### Exercise requirements
Transcribe the whole listing below without changing a word, but leave out every image.

* Begin Source material *

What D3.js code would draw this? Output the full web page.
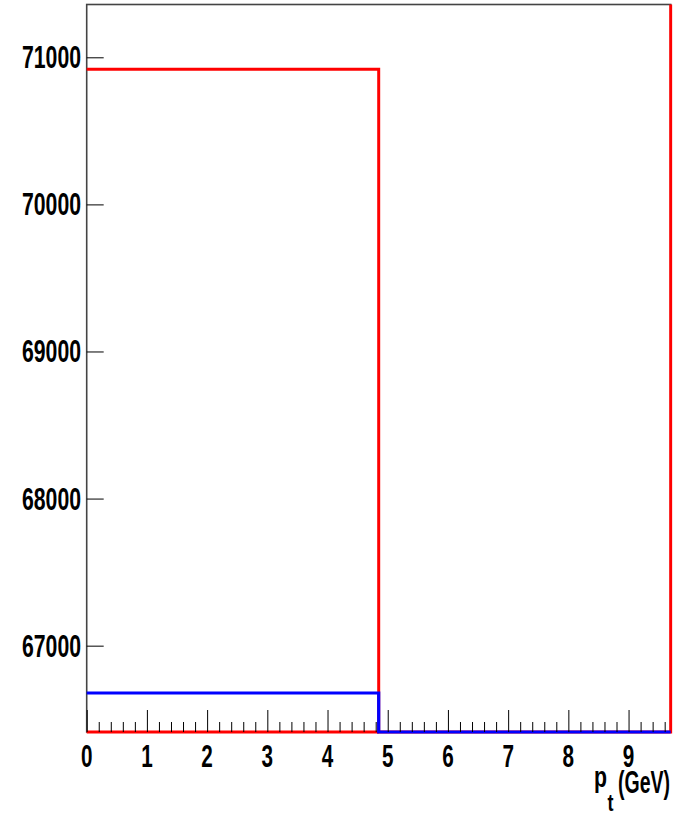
<!DOCTYPE html>
<html>
<head>
<meta charset="utf-8">
<script src="https://cdn.jsdelivr.net/npm/d3@7"></script>
<style>
  html, body { margin: 0; padding: 0; background: #fff; }
  svg { display: block; }
  text { font-family: "Liberation Sans", Arial, sans-serif; font-weight: bold; fill: #000; }
</style>
</head>
<body>
<script>
// Bin edges in p_t (GeV) and the two histograms' contents
const binEdges = [0, 4.85, 9.7];
const redCounts = [70918, 0];
const blueCounts = [66678, 0];

// Axis ranges and tick labels
const xDomain = [0, 9.7];
const yDomain = [66413, 71359];
const xTickValues = [0, 1, 2, 3, 4, 5, 6, 7, 8, 9];
const yTickValues = [67000, 68000, 69000, 70000, 71000];

const W = 678, H = 814;
const frame = { left: 86.7, right: 670.7, top: 4.5, bottom: 732 };

const svg = d3.select("body").append("svg").attr("width", W).attr("height", H);

const x = d3.scaleLinear().domain(xDomain).range([frame.left, frame.right]);
const y = d3.scaleLinear().domain(yDomain).range([frame.bottom, frame.top]).clamp(true);

// Clip region for the histogram outlines
svg.append("defs").append("clipPath").attr("id", "frameClip")
  .append("rect").attr("x", frame.left - 2).attr("y", frame.top - 2)
  .attr("width", frame.right - frame.left + 4).attr("height", frame.bottom - frame.top + 4);

// Step outline: starts at the top of the first bin, each later bin joined by a vertical edge
function stepPath(counts, closeRight) {
  const p = d3.path();
  counts.forEach((c, i) => {
    if (i === 0) p.moveTo(x(binEdges[0]), y(c));
    else p.lineTo(x(binEdges[i]), y(c));
    p.lineTo(x(binEdges[i + 1]), y(c));
  });
  if (closeRight) p.lineTo(x(binEdges[binEdges.length - 1]), y(yDomain[1]));
  return p.toString();
}

const hg = svg.append("g").attr("clip-path", "url(#frameClip)");

// Red: baseline along the bottom of the first bin, then the bin steps, closed up the right edge
const redBase = d3.path();
redBase.moveTo(x(binEdges[0]), y(yDomain[0]));
redBase.lineTo(x(binEdges[1]), y(yDomain[0]));
hg.append("path").attr("d", redBase.toString())
  .attr("fill", "none").attr("stroke", "#ff0000").attr("stroke-width", 3);

// Frame (left/top/bottom drawn before the outlines, right edge covered by the red closing line)
svg.insert("rect", "g")
  .attr("x", frame.left).attr("y", frame.top)
  .attr("width", frame.right - frame.left).attr("height", frame.bottom - frame.top)
  .attr("fill", "none").attr("stroke", "#444").attr("stroke-width", 1.6);

hg.append("path").attr("d", stepPath(redCounts, true))
  .attr("fill", "none").attr("stroke", "#ff0000").attr("stroke-width", 3)
  .attr("stroke-linejoin", "miter");

// Blue
hg.append("path").attr("d", stepPath(blueCounts, false))
  .attr("fill", "none").attr("stroke", "#0000ff").attr("stroke-width", 3.2)
  .attr("stroke-linejoin", "miter");

// Y axis: major ticks pointing into the frame
const yAxis = d3.axisLeft(y).tickValues(yTickValues).tickSize(-17).tickFormat("").tickSizeOuter(0);
const gy = svg.append("g").attr("transform", `translate(${frame.left},0)`).call(yAxis);
gy.select(".domain").remove();

// Y tick labels (narrow bold digits)
svg.append("g").selectAll("text").data(yTickValues).join("text")
  .attr("x", 81).attr("y", d => y(d) + 11)
  .attr("text-anchor", "end")
  .attr("font-size", 32)
  .attr("textLength", 59).attr("lengthAdjust", "spacingAndGlyphs")
  .text(d => d3.format("d")(d));

// X axis: major and minor ticks pointing up into the frame
const minorTicks = d3.range(0, 9.7, 0.2).map(v => +v.toFixed(2)).filter(v => Math.abs(v - Math.round(v)) > 1e-6);
const gxMinor = svg.append("g").attr("transform", `translate(0,${frame.bottom})`)
  .call(d3.axisBottom(x).tickValues(minorTicks).tickSize(-10).tickFormat("").tickSizeOuter(0));
gxMinor.select(".domain").remove();
const gxMajor = svg.append("g").attr("transform", `translate(0,${frame.bottom})`)
  .call(d3.axisBottom(x).tickValues(xTickValues).tickSize(-22).tickFormat("").tickSizeOuter(0));
gxMajor.select(".domain").remove();
svg.selectAll(".tick line").attr("stroke", "#000").attr("stroke-width", 1);

// X tick labels
svg.append("g").selectAll("text").data(xTickValues).join("text")
  .attr("x", d => x(d)).attr("y", 767)
  .attr("text-anchor", "middle")
  .attr("font-size", 32)
  .attr("textLength", 11.5).attr("lengthAdjust", "spacingAndGlyphs")
  .text(d => d);

// Axis title p_t(GeV)
const title = svg.append("g");
title.append("text").attr("x", 594).attr("y", 787).attr("font-size", 30)
  .attr("textLength", 13).attr("lengthAdjust", "spacingAndGlyphs").text("p");
title.append("text").attr("x", 607.5).attr("y", 811).attr("font-size", 24)
  .attr("textLength", 6).attr("lengthAdjust", "spacingAndGlyphs").text("t");
title.append("text").attr("x", 618).attr("y", 793).attr("font-size", 31)
  .attr("textLength", 52).attr("lengthAdjust", "spacingAndGlyphs").text("(GeV)");
</script>
</body>
</html>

* End Source material *

### Answer to this problem
What D3.js code would draw this? Output the full web page.
<!DOCTYPE html>
<html>
<head>
<meta charset="utf-8">
<script src="https://cdn.jsdelivr.net/npm/d3@7"></script>
<style>
  html, body { margin: 0; padding: 0; background: #fff; }
  svg { display: block; }
  text { font-family: "Liberation Sans", Arial, sans-serif; font-weight: bold; fill: #000; }
</style>
</head>
<body>
<script>
// Bin edges in p_t (GeV) and the two histograms' contents
const binEdges = [0, 4.85, 9.7];
const redCounts = [70918, 0];
const blueCounts = [66678, 0];

// Axis ranges and tick labels
const xDomain = [0, 9.7];
const yDomain = [66413, 71359];
const xTickValues = [0, 1, 2, 3, 4, 5, 6, 7, 8, 9];
const yTickValues = [67000, 68000, 69000, 70000, 71000];

const W = 678, H = 814;
const frame = { left: 86.7, right: 670.7, top: 4.5, bottom: 732 };

const svg = d3.select("body").append("svg").attr("width", W).attr("height", H);

const x = d3.scaleLinear().domain(xDomain).range([frame.left, frame.right]);
const y = d3.scaleLinear().domain(yDomain).range([frame.bottom, frame.top]).clamp(true);

// Clip region for the histogram outlines
svg.append("defs").append("clipPath").attr("id", "frameClip")
  .append("rect").attr("x", frame.left - 2).attr("y", frame.top - 2)
  .attr("width", frame.right - frame.left + 4).attr("height", frame.bottom - frame.top + 4);

// Step outline: starts at the top of the first bin, each later bin joined by a vertical edge
function stepPath(counts, closeRight) {
  const p = d3.path();
  counts.forEach((c, i) => {
    if (i === 0) p.moveTo(x(binEdges[0]), y(c));
    else p.lineTo(x(binEdges[i]), y(c));
    p.lineTo(x(binEdges[i + 1]), y(c));
  });
  if (closeRight) p.lineTo(x(binEdges[binEdges.length - 1]), y(yDomain[1]));
  return p.toString();
}

const hg = svg.append("g").attr("clip-path", "url(#frameClip)");

// Red: baseline along the bottom of the first bin, then the bin steps, closed up the right edge
const redBase = d3.path();
redBase.moveTo(x(binEdges[0]), y(yDomain[0]));
redBase.lineTo(x(binEdges[1]), y(yDomain[0]));
hg.append("path").attr("d", redBase.toString())
  .attr("fill", "none").attr("stroke", "#ff0000").attr("stroke-width", 3);

// Frame (left/top/bottom drawn before the outlines, right edge covered by the red closing line)
svg.insert("rect", "g")
  .attr("x", frame.left).attr("y", frame.top)
  .attr("width", frame.right - frame.left).attr("height", frame.bottom - frame.top)
  .attr("fill", "none").attr("stroke", "#444").attr("stroke-width", 1.6);

hg.append("path").attr("d", stepPath(redCounts, true))
  .attr("fill", "none").attr("stroke", "#ff0000").attr("stroke-width", 3)
  .attr("stroke-linejoin", "miter");

// Blue
hg.append("path").attr("d", stepPath(blueCounts, false))
  .attr("fill", "none").attr("stroke", "#0000ff").attr("stroke-width", 3.2)
  .attr("stroke-linejoin", "miter");

// Y axis: major ticks pointing into the frame
const yAxis = d3.axisLeft(y).tickValues(yTickValues).tickSize(-17).tickFormat("").tickSizeOuter(0);
const gy = svg.append("g").attr("transform", `translate(${frame.left},0)`).call(yAxis);
gy.select(".domain").remove();

// Y tick labels (narrow bold digits)
svg.append("g").selectAll("text").data(yTickValues).join("text")
  .attr("x", 81).attr("y", d => y(d) + 11)
  .attr("text-anchor", "end")
  .attr("font-size", 32)
  .attr("textLength", 59).attr("lengthAdjust", "spacingAndGlyphs")
  .text(d => d3.format("d")(d));

// X axis: major and minor ticks pointing up into the frame
const minorTicks = d3.range(0, 9.7, 0.2).map(v => +v.toFixed(2)).filter(v => Math.abs(v - Math.round(v)) > 1e-6);
const gxMinor = svg.append("g").attr("transform", `translate(0,${frame.bottom})`)
  .call(d3.axisBottom(x).tickValues(minorTicks).tickSize(-10).tickFormat("").tickSizeOuter(0));
gxMinor.select(".domain").remove();
const gxMajor = svg.append("g").attr("transform", `translate(0,${frame.bottom})`)
  .call(d3.axisBottom(x).tickValues(xTickValues).tickSize(-22).tickFormat("").tickSizeOuter(0));
gxMajor.select(".domain").remove();
svg.selectAll(".tick line").attr("stroke", "#000").attr("stroke-width", 1);

// X tick labels
svg.append("g").selectAll("text").data(xTickValues).join("text")
  .attr("x", d => x(d)).attr("y", 767)
  .attr("text-anchor", "middle")
  .attr("font-size", 32)
  .attr("textLength", 11.5).attr("lengthAdjust", "spacingAndGlyphs")
  .text(d => d);

// Axis title p_t(GeV)
const title = svg.append("g");
title.append("text").attr("x", 594).attr("y", 787).attr("font-size", 30)
  .attr("textLength", 13).attr("lengthAdjust", "spacingAndGlyphs").text("p");
title.append("text").attr("x", 607.5).attr("y", 811).attr("font-size", 24)
  .attr("textLength", 6).attr("lengthAdjust", "spacingAndGlyphs").text("t");
title.append("text").attr("x", 618).attr("y", 793).attr("font-size", 31)
  .attr("textLength", 52).attr("lengthAdjust", "spacingAndGlyphs").text("(GeV)");
</script>
</body>
</html>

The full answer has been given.